Ce qu’il faut se rappeler sur la construction européenne

L’Union européenne est accusée par ses détracteurs d’être une structure dictatoriale, détachée des peuples et libérale. Certainement ! Mais il ne faut pas se tromper d’accusations.

L’Union européenne est née de traités signés librement par les gouvernements d’Etats souverains. La longueur de ces traités s’explique par l’âpreté des négociations entre Etats, chacun cherchant son intérêt national.

La diplomatie n’a jamais été le lieu de la démocratie, mais de l’expression des souverains.

Les structures de l’Union européenne sont animées par les Etats.

Le conseil des ministres est composé des membres des gouvernements des pays. Les commissaires de la commission sont choisis par les représentants des Etats, tout comme les juges de la cour de justice de l’Union européenne. Les membres du parlement, enfin, sont issus des partis nationaux.

Des Etats à l’Union européenne ce sont les mêmes hommes, les mêmes partis.

Les directives de l’Union européenne font l’objet de négociations permanentes entre Etats, et l’impression réelle d’autoritarisme provient du décalage entre les processus démocratique et diplomatique ne correspondant pas aux mêmes rouages.

Que cette construction soit inadaptée est aussi certain que le fait que nous en tirions de substantiels bénéfices. Mais pour inadaptée qu’elle soit, ses responsables ne sont pas à Bruxelles, mais à Paris, Berlin ou Rome.

Le bien et le mal qui nous arrivent par l’Union européenne sont consentis et organisés par nos gouvernements.

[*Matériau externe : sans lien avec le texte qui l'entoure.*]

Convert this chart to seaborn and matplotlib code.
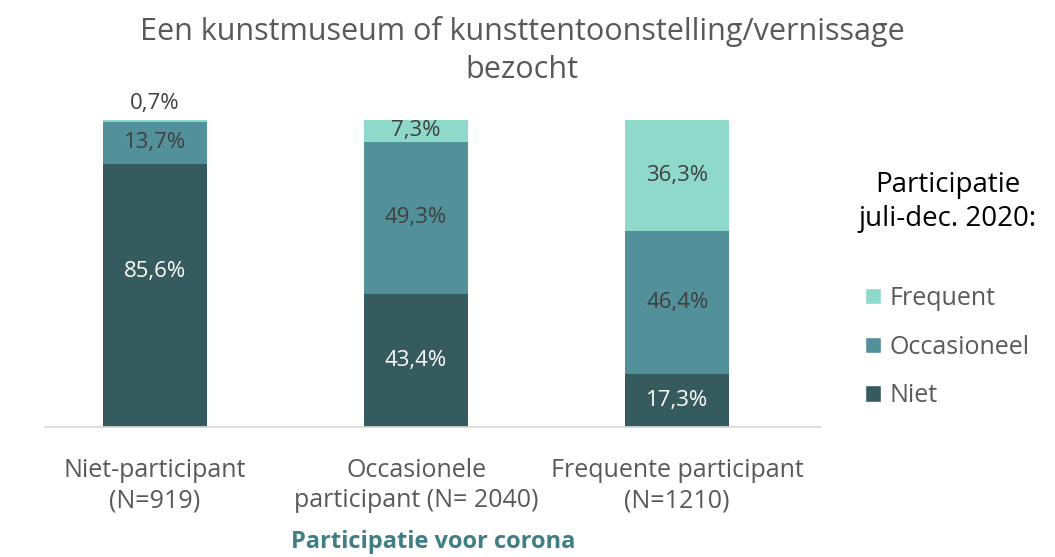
import numpy as np
import pandas as pd
import matplotlib
matplotlib.use("Agg")
import matplotlib.pyplot as plt
import matplotlib.transforms as mtransforms
import seaborn as sns
from matplotlib.patches import Patch

categories = ["Niet-participant\n(N=919)", "Occasionele\nparticipant (N= 2040)", "Frequente participant\n(N=1210)"]
niet = [85.6, 43.4, 17.3]
occasioneel = [13.7, 49.3, 46.4]
frequent = [0.7, 7.3, 36.3]
series_names = ["Frequent", "Occasioneel", "Niet"]

c_niet = "#365B5E"
c_occ = "#52909A"
c_freq = "#8FD9CA"

df = pd.DataFrame({"cat": categories, "Niet": niet, "Occasioneel": occasioneel, "Frequent": frequent})
df["mid"] = df["Niet"] + df["Occasioneel"]
df["top"] = df["mid"] + df["Frequent"]

sns.set_style("white")
plt.rcParams["font.family"] = ["Open Sans", "DejaVu Sans"]

fig = plt.figure(figsize=(10.55, 5.57), dpi=100)
ax = fig.add_axes([0.043, 0.233, 0.735, 0.552])

# stacked bars: draw cumulative totals from top down
sns.barplot(data=df, x="cat", y="top", color=c_freq, width=0.4, saturation=1, linewidth=0, ax=ax)
sns.barplot(data=df, x="cat", y="mid", color=c_occ, width=0.4, saturation=1, linewidth=0, ax=ax)
sns.barplot(data=df, x="cat", y="Niet", color=c_niet, width=0.4, saturation=1, linewidth=0, ax=ax)

ax.set_ylim(0, 100)
ax.set_xlim(-0.42, 2.55)
ax.set_yticks([])
for s in ["top", "right", "left"]:
    ax.spines[s].set_visible(False)
ax.spines["bottom"].set_color("#D9D9D9")
ax.spines["bottom"].set_linewidth(1.2)
ax.tick_params(axis="x", length=0, pad=22, labelsize=18, labelcolor="#595959")
for t in ax.get_xticklabels():
    t.set_linespacing(1.3)

def fmt(v):
    return f"{v:.1f}%".replace(".", ",")

lbl = 16
for i in range(len(categories)):
    shift = mtransforms.ScaledTranslation(0, 0.24 if i == 0 else 0, fig.dpi_scale_trans)
    ax.text(i, niet[i] / 2, fmt(niet[i]), ha="center", va="center",
            color="white", fontsize=lbl, transform=ax.transData + shift)
    ax.text(i, niet[i] + occasioneel[i] / 2, fmt(occasioneel[i]), ha="center", va="center",
            color="#404040", fontsize=lbl)
    if frequent[i] < 3:
        ax.text(i, df["top"][i] + 2, fmt(frequent[i]), ha="center", va="bottom",
                color="#404040", fontsize=lbl)
    else:
        ax.text(i, df["mid"][i] + frequent[i] / 2, fmt(frequent[i]), ha="center", va="center",
                color="#404040", fontsize=lbl)

ax.set_xlabel("Participatie voor corona", fontsize=17, fontweight="bold", color="#3E7E84", labelpad=12)
ax.set_ylabel("")

fig.text(0.495, 0.91, "Een kunstmuseum of kunsttentoonstelling/vernissage\nbezocht", ha="center", va="center",
         fontsize=22, color="#595959", linespacing=1.35)

handles = [Patch(facecolor=c) for c in [c_freq, c_occ, c_niet]]
leg = fig.legend(handles, series_names, title="Participatie\njuli-dec. 2020:", loc="center",
                 bbox_to_anchor=(0.898, 0.48), frameon=False, fontsize=18, title_fontsize=20,
                 handlelength=0.65, handleheight=0.65, handletextpad=0.35, labelspacing=0.95)
for t in leg.get_texts():
    t.set_color("#595959")
leg.get_title().set_color("black")
leg.get_title().set_multialignment("center")
leg.get_title().set_linespacing(1.3)
leg._legend_box.sep = 38

fig.savefig("out.png", dpi=100)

La folie administrative bruxelloise est rendue possible par eux.

Les limites d’une sortie de la France

La question a été posée d’une sortie de la France de l’Union européenne. Pourquoi pas ? Mais tout comme pour le Royaume-Uni, cela ne règlera pas nos vrais maux, internes.

En outre, notre Etat tire de solides apports de la planche à billets de la BCE et serait déstabilisé par un retrait. Or, notre société a été trop consciencieusement affaiblie depuis plus de deux siècles pour supporter une défaillance, même temporaire, de notre Etat.

La dislocation des familles, la disparition des aristocraties, la fragilité des ordres professionnels et des syndicats, le déracinement des peuples et leur acculturation, la décadence de l’Église dans ses structures nous ont rendus étroitement dépendants de l’étatisme.

Si nous voulons sortir, il faut avant tout rebâtir, et si une telle œuvre peut aboutir, elle n’en sera pas moins le travail d’une génération, voire deux ; sous condition que les corps sociaux soient conscients de la direction à prendre et que les cadres politiques retrouvent le courage d’action qui leur fait défaut.

En somme les nuages continuent de s’amonceler et l’orage n’a pas les causes qu’on lui prête.